How I redesigned a construction finance product's fragmented draw workflows into a unified, scalable system that improved efficiency across all loan types
In 2021, I led discovery sessions with lenders to dig into one of the most critical pain points in our platform: draw management—the process of disbursing funds from a loan. This was the heartbeat of our product and the clearest way customers measured ROI.
The conversations surfaced clear themes, which defined the challenges we set out to solve.
Assorted screenshots of the multiple draw experiences for different lines of business, each with their own set of features and workflows. This was a major pain point for lenders as they had to navigate between multiple experiences to get the information they needed.
The patterns made the pain impossible to ignore. Lenders weren't simply inconvenienced—they were blocked from doing their core job efficiently. We captured these frustrations in a problem statement to align the team and chart a path forward.
We introduced the Draw Desk, a centralized page that replaced multiple fragmented screens and became the single queue for draws across all lines of business.
Draws were organized into two sections within the Draw Desk: Active and Historical. Active draws included draws across any status that was not "Transferred" or "Archived".
The draw card detail panel appears when a draw is selected. It contains the draw's details, actions, and context.
The columns menu allows lenders to customize the columns that are displayed in the Draw Desk.
The filters panel allows lenders to filter draws on any column.
The bulk actions panel allows lenders to perform bulk actions on the current selection of draws.
The draw card became the workhorse of the Draw Desk providinga quick snapshot that let lenders see the essentials and take action without ever leaving the page. In redesigning it, I modernized the look and expanded its capabilities so it could flex across use cases. What started as a single component grew into a reusable pattern anytime the product needed to show a draw in miniature.
Saved views enable lenders to customize the filter, sort, and column selection to enable their "secret sauce" workflows.
We shipped with several "default views" to get lenders started and to support many of the known use cases.
To satisfy the goal of reducing IA complexity, we collapsed multiple legacy pages into a single centralized hub. This simplified the user experience, made training and onboarding easier, and reduced the amount of code needed to support the different loan types and workflows.
This initiative reinforced that solving workflow scale problems requires more than UI cleanup. It demanded aligning business incentives (interest income), user needs (faster queues, transparency), and technical strategy (modern stack).

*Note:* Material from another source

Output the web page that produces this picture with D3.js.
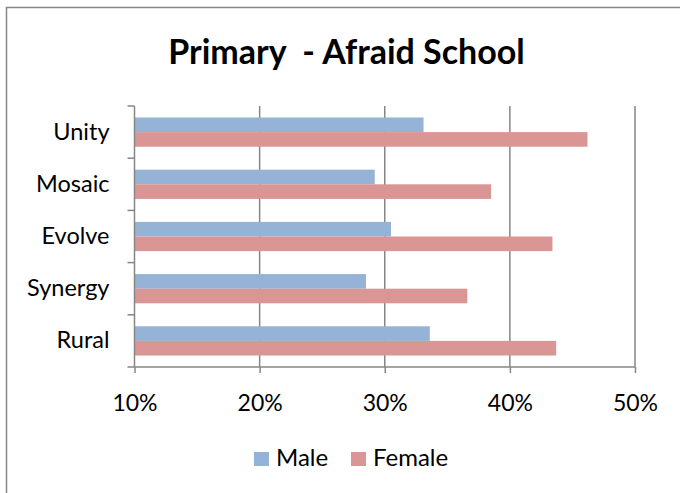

Introducing Saved Views was a pivotal moment—it set the stage for lender-driven customization, allowing them to tailor workflows while reducing the need for bespoke features. This balance of scalability, flexibility, and technical modernization positioned the product to serve lenders across all loan types more effectively. After the release of Draw Desk, saved views became the new standard for several of our grid experiences and became a key part of our product's design system.